The Moroccan monarchy originated from an oasis on the Red Sea coast of Arabia. It is directly descended from the Prophet Mohammed through his daughter Fatima and his cousin and son-in-law Ali Ibn AbiTalib. The Alouites have ruled Morocco since the 17th century.
Today the country is governed by King Mohammed VI who was crowned on 30 July 1999. He is the 23rd monarch of the Alaouite dynasty and the 3rd to bear the title of King. It is indeed his grandfather, Mohammed V considered as the father of the Moroccan nation who, back from exile in March 1956, transformed the Cherifian Empire into the Kingdom of Morocco. He then gave up the title of Sultan to be the first to wear the royal crown. His son Hassan II succeeded him on the throne in March 1961.
In 1962 Hassan II gave the kingdom a legal definition of the royal family. Broadly speaking, it consists of the first family circle: "Members of the royal family are… the King's ascendants, his direct descendants, his wives, brothers and their children of both sexes, sisters and uncles. ». It should be noted in passing that Moroccan heredity remains deeply marked by male domination, since the children of his sisters are not members of the royal family, unlike the children of his brothers.
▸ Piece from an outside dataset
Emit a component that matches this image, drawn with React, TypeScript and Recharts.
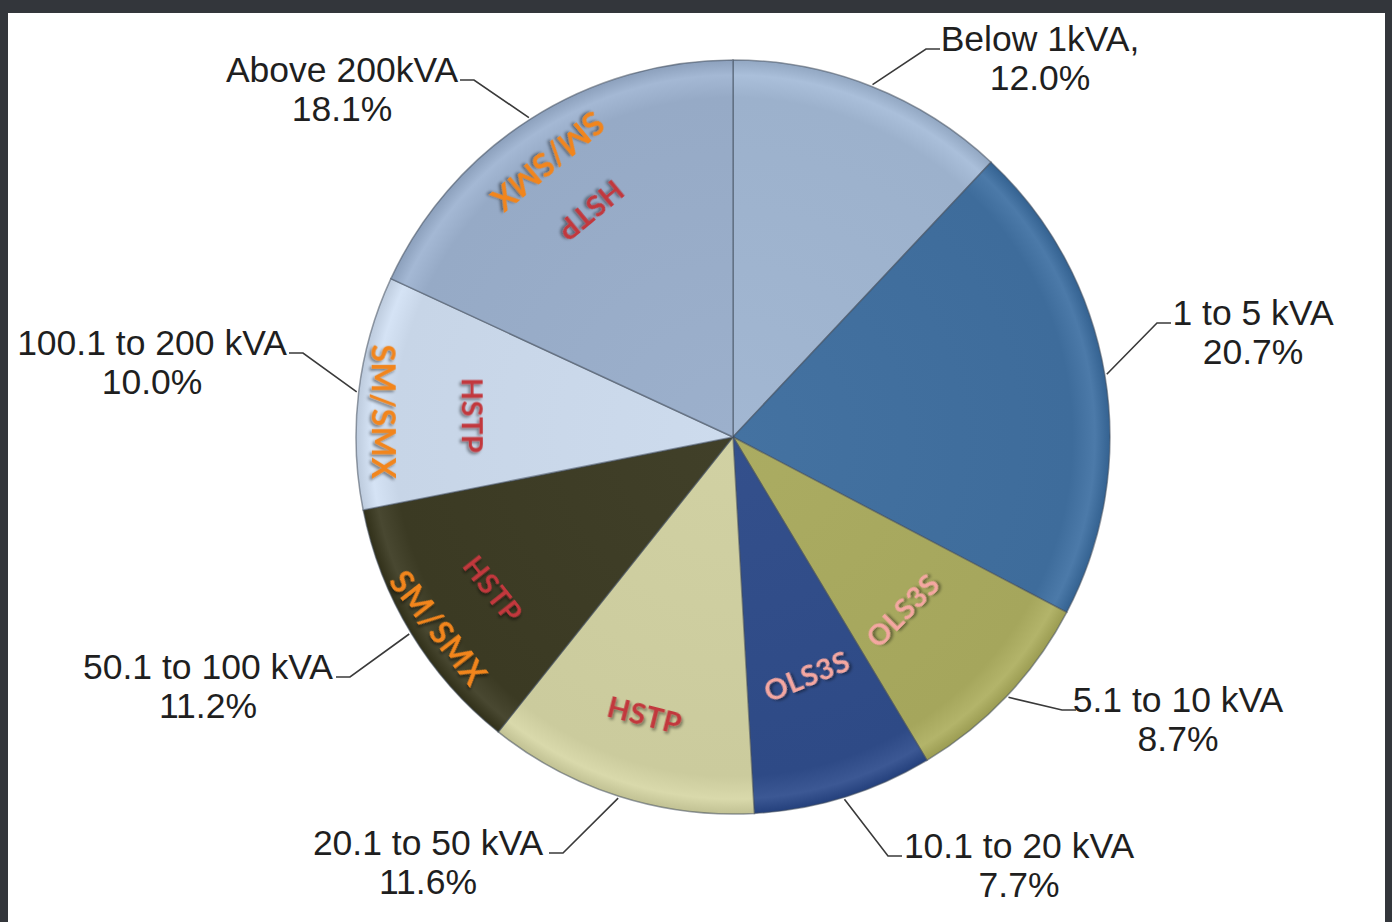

Since his accession to the throne, King Mohammed VI has made tangible changes in many areas: societal changes, political reforms, territorial planning, diplomatic influence…
Following the Arab Spring, the Moroccan regime was significantly liberalized by embarking on the path of constitutional monarchy. In particular, a new constitution and legislative elections by universal suffrage were introduced. Thus the Government, which continues to be appointed and dismissed by the monarch, is now the emanation of an elected parliamentary majority.
In 2005 Mohamed VI launched the National Initiative for Human Development (INDH), a cross-cutting programme which contributes to lowering the level of poverty in the kingdom and which earned the Head of State the nickname of "King of the Poor".
Mohamed VI also wants to be a king builder: he regularly travels around the country to inaugurate major infrastructure projects that he instigated. Moroccan cities have thus changed their face in two decades. From Tangier to Laayoune, via Casablanca, Marrakech, Fes, Oujda and Dakhla, equipment programmes have been launched everywhere and are being carried out with great enthusiasm.
In twenty years, Morocco has made considerable progress on the road to modernity, both politically and economically and socially. Thus the King, who is highly respected by the population, can also boast real popularity.